Joint 69th Annual Southeastern / 55th Annual Northeastern Section Meeting - 2020

Paper No. 45-6
Presentation Time: 1:30 PM-5:30 PM

RESOLVING THE RIFTING OF RODINIA: A NOVEL COMPARATIVE DETRITAL GEOCHRONOLOGY APPROACH APPLIED ALONG THE FULL LENGTH OF THE APPALACHIAN–CALEDONIAN SYSTEM


BROWNING-HANSON, Joseph1, WEBB, Laura E.2, PICCOLI, Philip M.3 and VIETE, Daniel R.1, (1)Department of Earth & Planetary Sciences, Johns Hopkins University, 3400 N Charles Street, Olin Hall, Baltimore, MD 21218, (2)Geology, University of Vermont, 180 Colchester Ave., Burlington, VT 05405, (3)Geology-Laboratory for Mineral Deposits Research, University of Maryland-College Park, College Park, MD 20742

A key aspect of plate tectonics which remains poorly understood is how rifting initiates. The Appalachian–Caledonian system (AppCal)—a natural laboratory to assess how tectonic regimes switch and mountain belts evolve—records Neoproterozoic–Cambrian rifting of Rodinia to form the Iapetus Ocean, with widespread evidence for distinct thermotectonic events at c. 760–700 Ma, c. 600 Ma and c. 540 Ma. This study develops and applies a novel comparative detrital geochronology approach to investigate the tempo, length- and timescales of thermotectonism associated with Rodinian rifting. The approach juxtaposes tectonothermal histories in detrital mineral systems that record age signals over different length scales of sediment transport; white mica, being more susceptible to weathering and thermal overprinting than zircon, should be more locally-derived than zircon, and thus should better capture the spatial distribution of episodic Neoproterozoic–Cambrian thermotectonism.

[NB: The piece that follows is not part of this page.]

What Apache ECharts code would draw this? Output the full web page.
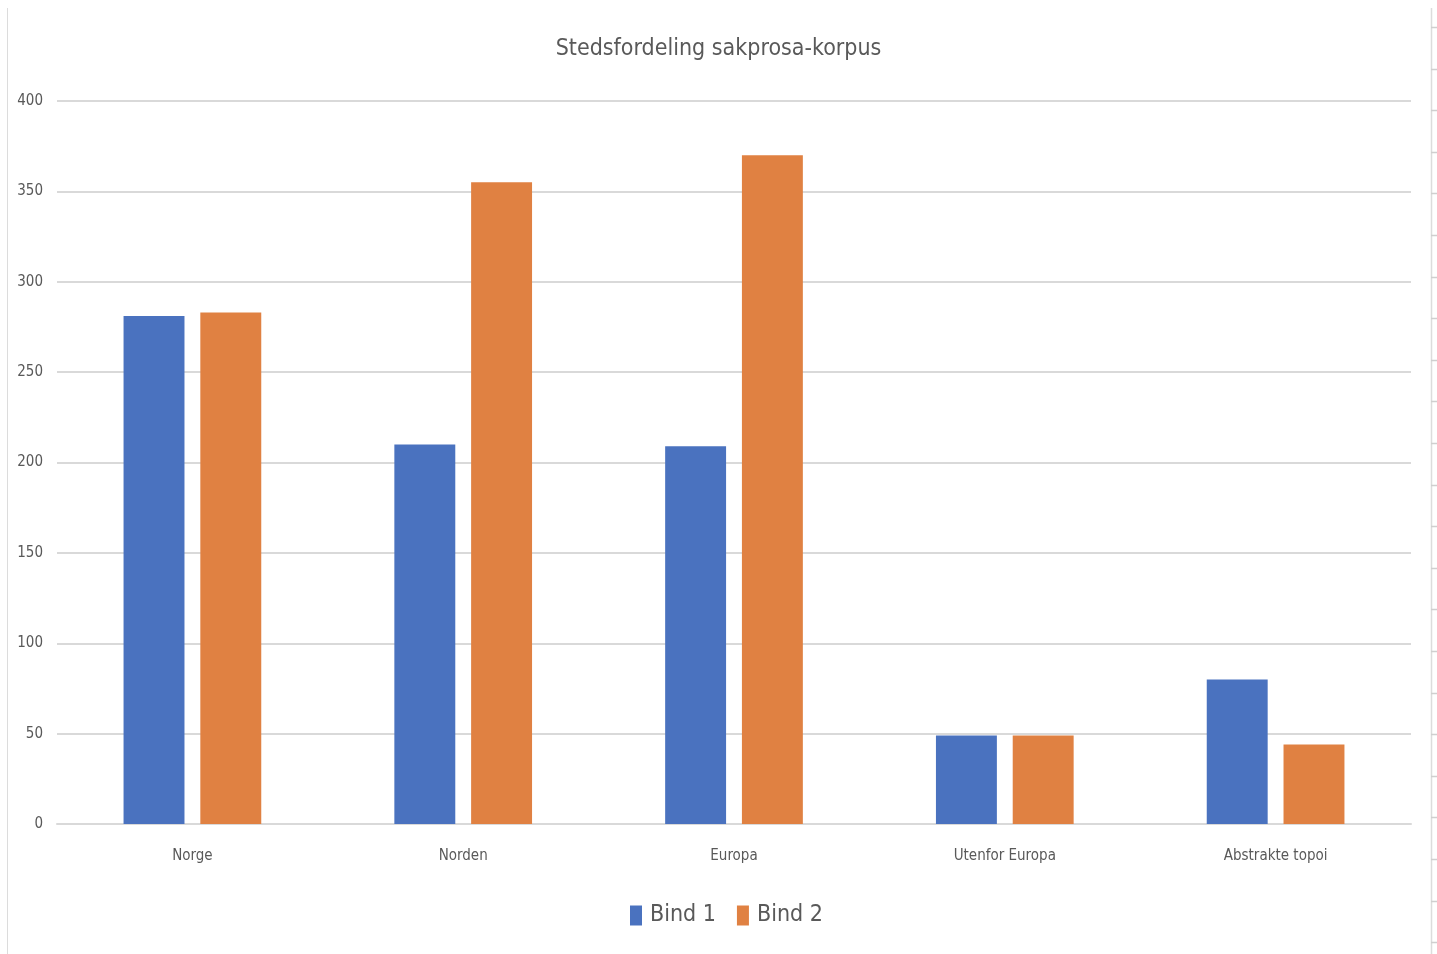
<!DOCTYPE html>
<html>
<head>
<meta charset="utf-8">
<script src="https://cdn.jsdelivr.net/npm/echarts@6/dist/echarts.min.js"></script>
<style>
  html, body { margin: 0; padding: 0; background: #fff; }
  #chart { width: 1437px; height: 954px; }
</style>
</head>
<body>
<div id="chart"></div>
<script>
// Place-name counts per category in the non-fiction corpus
const categories = ['Norge', 'Norden', 'Europa', 'Utenfor Europa', 'Abstrakte topoi'];
const bind1 = [281, 210, 209, 49, 80];
const bind2 = [283, 355, 370, 49, 44];
const seriesNames = ['Bind 1', 'Bind 2'];
const yTicks = { min: 0, max: 400, interval: 50 };

const FONT = '"DejaVu Sans Condensed", "Liberation Sans Narrow", "Open Sans", sans-serif';
const TEXT = '#595959';
const GRID = '#d9d9d9';

// Sheet frame decoration: left edge line and right edge ruler with ticks
const frame = [
  { type: 'line', shape: { x1: 7.5, y1: 8, x2: 7.5, y2: 954 }, style: { stroke: '#dcdcdc', lineWidth: 1 } },
  { type: 'line', shape: { x1: 1431.5, y1: 8, x2: 1431.5, y2: 954 }, style: { stroke: '#dcdcdc', lineWidth: 1.5 } }
];
for (let y = 27; y < 954; y += 41.6) {
  frame.push({ type: 'line', shape: { x1: 1431, y1: Math.round(y) + 0.5, x2: 1437, y2: Math.round(y) + 0.5 }, style: { stroke: '#cfcfcf', lineWidth: 1.5 } });
}

const chart = echarts.init(document.getElementById('chart'), null, { renderer: 'canvas' });
chart.setOption({
  backgroundColor: '#fff',
  animation: false,
  textStyle: { fontFamily: FONT },
  title: {
    text: 'Stedsfordeling sakprosa-korpus',
    left: 'center',
    top: 33,
    textStyle: { fontFamily: FONT, fontSize: 23, fontWeight: 'normal', color: TEXT }
  },
  legend: {
    bottom: 22,
    left: 625,
    itemWidth: 12,
    itemHeight: 20,
    itemGap: 21,
    icon: 'rect',
    textStyle: { fontFamily: FONT, fontSize: 23, color: TEXT, padding: [0, 0, 0, 3] },
    data: seriesNames
  },
  grid: { left: 57, right: 26, top: 101, bottom: 130, containLabel: false },
  xAxis: {
    type: 'category',
    data: categories,
    axisLine: { show: true, lineStyle: { color: GRID, width: 2 } },
    axisTick: { show: false },
    axisLabel: { fontFamily: FONT, fontSize: 15, color: TEXT, margin: 25 }
  },
  yAxis: {
    type: 'value',
    min: yTicks.min,
    max: yTicks.max,
    interval: yTicks.interval,
    axisLine: { show: false },
    axisTick: { show: false },
    splitLine: { lineStyle: { color: GRID, width: 2 } },
    axisLabel: { fontFamily: FONT, fontSize: 15, color: TEXT, margin: 14 }
  },
  series: [
    {
      name: seriesNames[0], type: 'bar', data: bind1,
      barWidth: '22.5%', barGap: '26%',
      itemStyle: { color: '#4A72BF' }
    },
    {
      name: seriesNames[1], type: 'bar', data: bind2,
      barWidth: '22.5%', barGap: '26%',
      itemStyle: { color: '#E08142' }
    }
  ],
  graphic: frame
});
</script>
</body>
</html>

Greenschist-facies metasediments (Tpeak < 400 °C) were collected from three sampling clusters along AppCal—Southern App (TN–VA), Northern App (NY–VT–QC) and Scottish Cal—representing ~4000 km of along-strike rift–drift deposition during the opening of the Iapetus Ocean. Electron probe microanalysis (EPMA) performed on 720 white mica grains across 23 rocks reveals a large range in detrital white mica composition from each rock/cluster, suggesting limited post-depositional recrystallization (chemical homogenization); detrital white mica geochemistry should be controlled by thermotectonic source, meaning that compositional variation in Al, Mg, Fe, etc. may reflect the mosaic of distinct lithotectonic sources that supplied detritus to each rock/cluster. 40Ar/39Ar white mica and U–Pb zircon age signatures in the same rocks provide the opportunity to resolve more subtle and local fingerprints from more far-travelled signatures of rift histories along AppCal. Localized thermal activity that is asynchronous along AppCal may support bottom-up (plume-driven) origins for episodic thermotectonism during AppCal rifting. Alternatively, thermotectonic episodes that were synchronous along the entire AppCal may support a rifting mode dominated by top-down (far-field stress) processes.